▶ [Written instruction]
Gather all lines from the material that contain "code".
▬▬▬▬▬▬▬▬▬▬
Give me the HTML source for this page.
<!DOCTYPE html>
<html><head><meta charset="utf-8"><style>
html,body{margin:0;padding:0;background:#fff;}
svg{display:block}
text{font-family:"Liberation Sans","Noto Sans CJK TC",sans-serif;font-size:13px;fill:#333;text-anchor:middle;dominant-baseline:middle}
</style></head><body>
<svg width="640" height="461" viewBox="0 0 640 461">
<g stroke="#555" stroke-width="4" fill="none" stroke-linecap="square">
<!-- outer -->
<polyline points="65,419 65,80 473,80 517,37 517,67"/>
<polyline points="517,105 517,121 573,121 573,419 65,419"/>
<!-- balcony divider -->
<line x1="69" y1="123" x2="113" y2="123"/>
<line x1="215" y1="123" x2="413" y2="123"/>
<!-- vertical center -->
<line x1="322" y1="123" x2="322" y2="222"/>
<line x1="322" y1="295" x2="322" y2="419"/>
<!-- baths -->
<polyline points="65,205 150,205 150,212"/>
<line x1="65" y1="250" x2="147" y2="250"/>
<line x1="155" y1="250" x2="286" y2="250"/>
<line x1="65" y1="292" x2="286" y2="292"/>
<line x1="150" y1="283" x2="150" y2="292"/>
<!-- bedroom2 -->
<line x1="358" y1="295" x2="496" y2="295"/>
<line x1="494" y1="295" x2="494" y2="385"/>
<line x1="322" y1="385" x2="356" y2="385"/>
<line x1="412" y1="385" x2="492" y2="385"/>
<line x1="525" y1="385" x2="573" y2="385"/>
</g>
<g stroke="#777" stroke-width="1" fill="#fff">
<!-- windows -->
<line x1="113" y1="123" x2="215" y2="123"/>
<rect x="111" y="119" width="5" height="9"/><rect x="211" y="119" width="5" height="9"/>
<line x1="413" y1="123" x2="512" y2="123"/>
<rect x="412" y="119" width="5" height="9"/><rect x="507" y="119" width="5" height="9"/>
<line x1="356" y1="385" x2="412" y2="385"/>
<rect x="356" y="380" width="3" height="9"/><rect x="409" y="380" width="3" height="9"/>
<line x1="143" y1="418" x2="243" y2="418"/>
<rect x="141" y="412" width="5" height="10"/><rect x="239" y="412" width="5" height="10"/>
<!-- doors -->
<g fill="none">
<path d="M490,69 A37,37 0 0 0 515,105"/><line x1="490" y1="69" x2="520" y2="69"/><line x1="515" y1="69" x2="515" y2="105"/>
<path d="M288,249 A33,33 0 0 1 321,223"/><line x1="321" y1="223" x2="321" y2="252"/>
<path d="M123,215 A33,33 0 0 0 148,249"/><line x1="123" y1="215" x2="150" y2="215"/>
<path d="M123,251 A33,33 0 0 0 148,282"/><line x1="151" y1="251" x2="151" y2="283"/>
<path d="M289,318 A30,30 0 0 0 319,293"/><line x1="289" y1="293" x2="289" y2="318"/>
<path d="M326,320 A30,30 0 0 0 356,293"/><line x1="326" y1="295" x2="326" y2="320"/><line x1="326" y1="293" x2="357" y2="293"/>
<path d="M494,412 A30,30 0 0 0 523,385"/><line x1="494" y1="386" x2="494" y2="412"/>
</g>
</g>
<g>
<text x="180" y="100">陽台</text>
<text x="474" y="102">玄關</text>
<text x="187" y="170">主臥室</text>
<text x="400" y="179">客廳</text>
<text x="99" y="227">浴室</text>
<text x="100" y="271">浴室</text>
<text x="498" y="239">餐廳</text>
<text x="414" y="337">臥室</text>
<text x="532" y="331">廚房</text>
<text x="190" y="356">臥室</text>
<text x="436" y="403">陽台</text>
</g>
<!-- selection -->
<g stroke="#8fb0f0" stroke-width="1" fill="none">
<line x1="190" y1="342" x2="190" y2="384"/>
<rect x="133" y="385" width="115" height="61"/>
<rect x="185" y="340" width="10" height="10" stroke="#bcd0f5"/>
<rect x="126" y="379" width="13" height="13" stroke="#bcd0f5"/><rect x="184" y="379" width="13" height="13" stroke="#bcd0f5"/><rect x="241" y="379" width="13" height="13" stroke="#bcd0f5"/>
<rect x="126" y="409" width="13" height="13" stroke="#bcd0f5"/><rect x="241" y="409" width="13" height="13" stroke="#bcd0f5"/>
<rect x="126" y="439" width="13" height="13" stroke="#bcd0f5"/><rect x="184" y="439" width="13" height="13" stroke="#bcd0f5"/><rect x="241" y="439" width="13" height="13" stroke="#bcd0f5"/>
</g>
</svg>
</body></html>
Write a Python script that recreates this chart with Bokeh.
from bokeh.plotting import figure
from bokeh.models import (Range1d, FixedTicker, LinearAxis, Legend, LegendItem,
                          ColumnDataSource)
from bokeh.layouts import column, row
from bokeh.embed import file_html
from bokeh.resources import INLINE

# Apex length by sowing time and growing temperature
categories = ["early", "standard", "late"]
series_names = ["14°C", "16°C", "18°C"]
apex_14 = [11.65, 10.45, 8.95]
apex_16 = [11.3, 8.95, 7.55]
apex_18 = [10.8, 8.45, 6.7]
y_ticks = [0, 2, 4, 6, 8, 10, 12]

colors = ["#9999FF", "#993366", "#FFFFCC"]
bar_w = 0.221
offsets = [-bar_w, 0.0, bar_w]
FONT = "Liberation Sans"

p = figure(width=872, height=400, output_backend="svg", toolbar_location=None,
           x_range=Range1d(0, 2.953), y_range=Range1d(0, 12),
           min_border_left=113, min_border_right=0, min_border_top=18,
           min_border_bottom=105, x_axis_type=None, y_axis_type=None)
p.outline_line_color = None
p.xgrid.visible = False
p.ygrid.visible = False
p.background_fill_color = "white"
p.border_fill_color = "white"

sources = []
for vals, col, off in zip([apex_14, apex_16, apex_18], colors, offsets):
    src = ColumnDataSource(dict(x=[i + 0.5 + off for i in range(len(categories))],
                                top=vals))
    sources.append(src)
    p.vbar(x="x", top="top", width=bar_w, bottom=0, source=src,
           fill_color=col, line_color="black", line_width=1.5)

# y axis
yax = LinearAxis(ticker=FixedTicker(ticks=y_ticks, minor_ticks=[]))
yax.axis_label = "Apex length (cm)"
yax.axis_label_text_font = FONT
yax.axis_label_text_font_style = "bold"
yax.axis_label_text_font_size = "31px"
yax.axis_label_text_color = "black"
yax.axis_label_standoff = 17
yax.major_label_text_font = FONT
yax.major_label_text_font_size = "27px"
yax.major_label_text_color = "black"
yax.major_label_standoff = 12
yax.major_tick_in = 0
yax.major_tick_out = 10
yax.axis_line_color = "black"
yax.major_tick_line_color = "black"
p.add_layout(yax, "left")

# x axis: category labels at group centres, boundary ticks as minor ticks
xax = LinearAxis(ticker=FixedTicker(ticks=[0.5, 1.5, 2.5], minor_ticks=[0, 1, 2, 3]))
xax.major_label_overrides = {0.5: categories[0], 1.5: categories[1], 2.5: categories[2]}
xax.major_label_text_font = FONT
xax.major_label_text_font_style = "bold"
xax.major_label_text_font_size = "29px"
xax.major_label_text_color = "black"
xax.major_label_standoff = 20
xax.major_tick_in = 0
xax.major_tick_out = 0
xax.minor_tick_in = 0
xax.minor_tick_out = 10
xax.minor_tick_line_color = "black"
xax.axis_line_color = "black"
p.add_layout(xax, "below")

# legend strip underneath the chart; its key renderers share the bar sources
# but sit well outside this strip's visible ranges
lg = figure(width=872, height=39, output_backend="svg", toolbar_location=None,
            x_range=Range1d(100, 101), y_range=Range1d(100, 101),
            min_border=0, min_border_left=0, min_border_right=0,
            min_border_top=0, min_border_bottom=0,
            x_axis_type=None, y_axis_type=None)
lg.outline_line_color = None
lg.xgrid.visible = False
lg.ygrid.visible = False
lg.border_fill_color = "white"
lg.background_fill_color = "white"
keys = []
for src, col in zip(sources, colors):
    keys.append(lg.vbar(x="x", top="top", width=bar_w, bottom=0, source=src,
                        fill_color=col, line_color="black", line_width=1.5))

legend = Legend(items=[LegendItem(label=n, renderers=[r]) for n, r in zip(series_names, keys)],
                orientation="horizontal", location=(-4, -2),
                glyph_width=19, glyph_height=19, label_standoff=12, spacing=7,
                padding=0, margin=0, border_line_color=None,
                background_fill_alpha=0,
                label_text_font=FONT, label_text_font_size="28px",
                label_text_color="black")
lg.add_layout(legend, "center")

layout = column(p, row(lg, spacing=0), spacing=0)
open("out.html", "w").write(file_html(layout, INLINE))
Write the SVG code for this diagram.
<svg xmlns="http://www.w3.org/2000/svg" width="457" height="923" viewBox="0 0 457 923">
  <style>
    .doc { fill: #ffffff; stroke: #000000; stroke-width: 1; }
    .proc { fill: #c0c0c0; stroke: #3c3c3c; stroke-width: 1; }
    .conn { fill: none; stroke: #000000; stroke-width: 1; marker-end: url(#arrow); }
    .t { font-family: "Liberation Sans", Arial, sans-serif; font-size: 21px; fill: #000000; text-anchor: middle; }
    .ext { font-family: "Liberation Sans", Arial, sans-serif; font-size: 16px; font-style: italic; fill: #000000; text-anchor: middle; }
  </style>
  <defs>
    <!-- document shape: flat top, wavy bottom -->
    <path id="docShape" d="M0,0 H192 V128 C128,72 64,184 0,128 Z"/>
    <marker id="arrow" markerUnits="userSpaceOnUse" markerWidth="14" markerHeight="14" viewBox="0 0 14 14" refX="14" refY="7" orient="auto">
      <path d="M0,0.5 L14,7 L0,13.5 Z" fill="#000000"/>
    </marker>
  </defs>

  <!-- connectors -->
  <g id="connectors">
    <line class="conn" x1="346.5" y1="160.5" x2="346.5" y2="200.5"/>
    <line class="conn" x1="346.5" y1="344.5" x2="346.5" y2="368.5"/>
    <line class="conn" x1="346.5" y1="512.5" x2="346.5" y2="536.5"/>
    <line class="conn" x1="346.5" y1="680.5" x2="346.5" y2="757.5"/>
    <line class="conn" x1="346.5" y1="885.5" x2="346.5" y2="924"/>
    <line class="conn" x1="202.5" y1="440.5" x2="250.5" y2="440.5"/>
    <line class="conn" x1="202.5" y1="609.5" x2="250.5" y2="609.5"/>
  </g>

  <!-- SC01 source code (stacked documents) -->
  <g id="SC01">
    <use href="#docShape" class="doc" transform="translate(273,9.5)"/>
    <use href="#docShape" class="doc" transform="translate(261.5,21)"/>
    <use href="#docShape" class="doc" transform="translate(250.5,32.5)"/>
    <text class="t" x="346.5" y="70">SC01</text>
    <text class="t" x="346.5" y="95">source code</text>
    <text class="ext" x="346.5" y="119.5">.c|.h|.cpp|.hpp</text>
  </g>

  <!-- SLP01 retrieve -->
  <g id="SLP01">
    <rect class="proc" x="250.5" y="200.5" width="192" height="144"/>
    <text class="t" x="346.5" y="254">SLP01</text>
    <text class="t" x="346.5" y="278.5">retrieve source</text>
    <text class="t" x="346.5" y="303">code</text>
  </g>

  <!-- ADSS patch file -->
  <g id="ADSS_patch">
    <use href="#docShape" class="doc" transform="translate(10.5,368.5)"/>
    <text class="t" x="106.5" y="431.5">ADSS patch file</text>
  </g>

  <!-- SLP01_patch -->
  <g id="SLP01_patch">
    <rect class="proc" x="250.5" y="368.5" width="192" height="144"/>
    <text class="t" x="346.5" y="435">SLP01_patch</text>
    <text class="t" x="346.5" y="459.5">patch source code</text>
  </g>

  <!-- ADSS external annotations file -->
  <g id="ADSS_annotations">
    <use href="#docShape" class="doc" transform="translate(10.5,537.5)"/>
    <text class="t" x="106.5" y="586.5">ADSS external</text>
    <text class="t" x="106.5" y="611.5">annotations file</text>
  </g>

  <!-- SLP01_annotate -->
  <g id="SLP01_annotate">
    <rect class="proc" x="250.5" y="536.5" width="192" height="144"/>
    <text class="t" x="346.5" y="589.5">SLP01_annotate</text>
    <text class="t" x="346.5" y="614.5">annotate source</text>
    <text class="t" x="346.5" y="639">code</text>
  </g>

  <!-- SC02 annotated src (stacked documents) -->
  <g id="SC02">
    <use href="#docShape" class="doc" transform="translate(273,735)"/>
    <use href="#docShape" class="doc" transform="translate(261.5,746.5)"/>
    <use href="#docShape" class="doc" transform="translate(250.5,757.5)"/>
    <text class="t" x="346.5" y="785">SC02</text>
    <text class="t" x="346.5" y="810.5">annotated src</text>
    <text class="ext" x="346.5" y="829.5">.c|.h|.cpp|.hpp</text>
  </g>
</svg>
▬▬▬▬▬▬▬▬▬▬
▶ [Task result]
Write the SVG code for this diagram.
  <!-- SC01 source code (stacked documents) -->
    <text class="t" x="346.5" y="95">source code</text>
    <text class="t" x="346.5" y="303">code</text>
    <text class="t" x="346.5" y="459.5">patch source code</text>
    <text class="t" x="346.5" y="639">code</text>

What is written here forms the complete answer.